How do we test our assumptions and convictions? When we come to critique our experience, our perception of our context, and our understanding of our tradition, what processes do we use to open up authentic dialogue?
Chris Argyris and Donald Schon have developed a learning discipline with several names: Action Science, action inquiry, action research, or organizational learning. A lot of their material can be found in their book, Theory in Practice. Peter Senge has run with the idea in his book, The Fifth Discipline, implementing the practice of learning organization in business circles.
Anita Farber Robertson, a Unitarian minister in Rockford, Massachussets, has written a book, Learning While Leading, Alban Institute, 2000, for churches wanting to apply action science to theological reflection. She says that the action science approach helps Christian communities identify gaps and inconsistencies in the theories that inform their practice. Instead of continuing to make the same mistakes again and again, local leaders can use action science disciplines to have a look at what really is going on.
Argyris talks about designed blindness – in which we collude with our culture to overlook certain realities. We are so bound up with cognitive dissonance, often because we believe it is shameful to be imperfect and growing.

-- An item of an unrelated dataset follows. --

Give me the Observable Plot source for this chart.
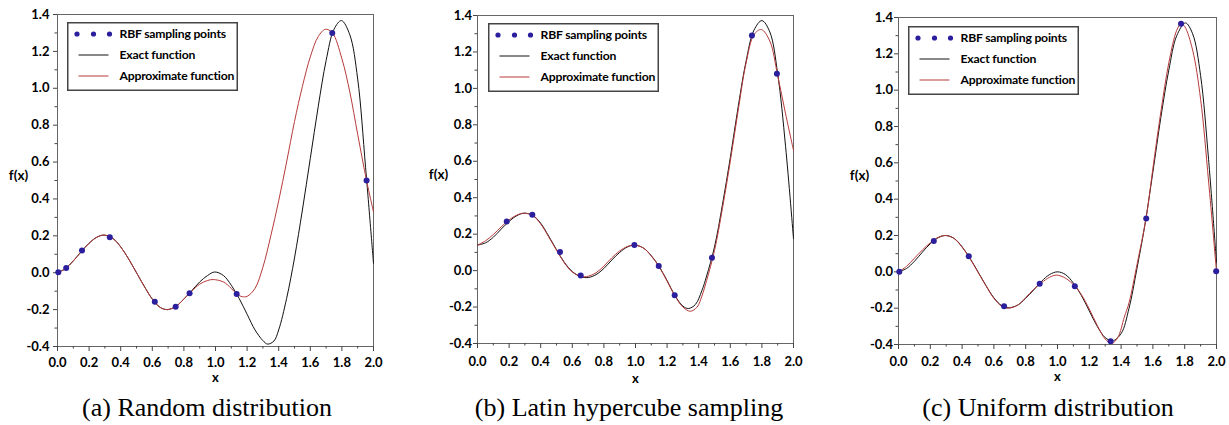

He says that because our mental models provide a framework for our action as individuals and communities, we should pay attention to how those mental models are formed.
When looking at the formation of our mental models Argyris suggests we should consciously use the “ladder of inference”. Start at the bottom of the ladder with directly observable data. Then notice which data you’re paying attention to. What cultural and personal meanings are we giving to what we observe? What assumptions are we making based on those meanings? What conclusions are we drawing? What beliefs about the world are we now forming? Now – what are the actions that result?
Using this ladder we can identify ‘leaps of abstraction’ in which we miss steps out and overlook important parts of the process. We can go back and re-explore phases that have been missed. We can identify points of dissonance. This links in with Whiteheads’ first step of attending. With one group, I used an actual step ladder to help people enact this in relation to a case study.
Another important contribution of action science is the concept of advocacy and inquiry being valued equally. “I can tell you what I believe and why (advocacy) while paying attention to what you believe and why (inquiry)”. This ties in strongly with Whiteheads’ second step of conversation or asserting.
I think this model of developing meaning and action is helpful in unpacking the theology and practice related to the everyday life of local christian communities. It helps people test the validity of their assumptions about what’s going on in conversations, interactions with each other.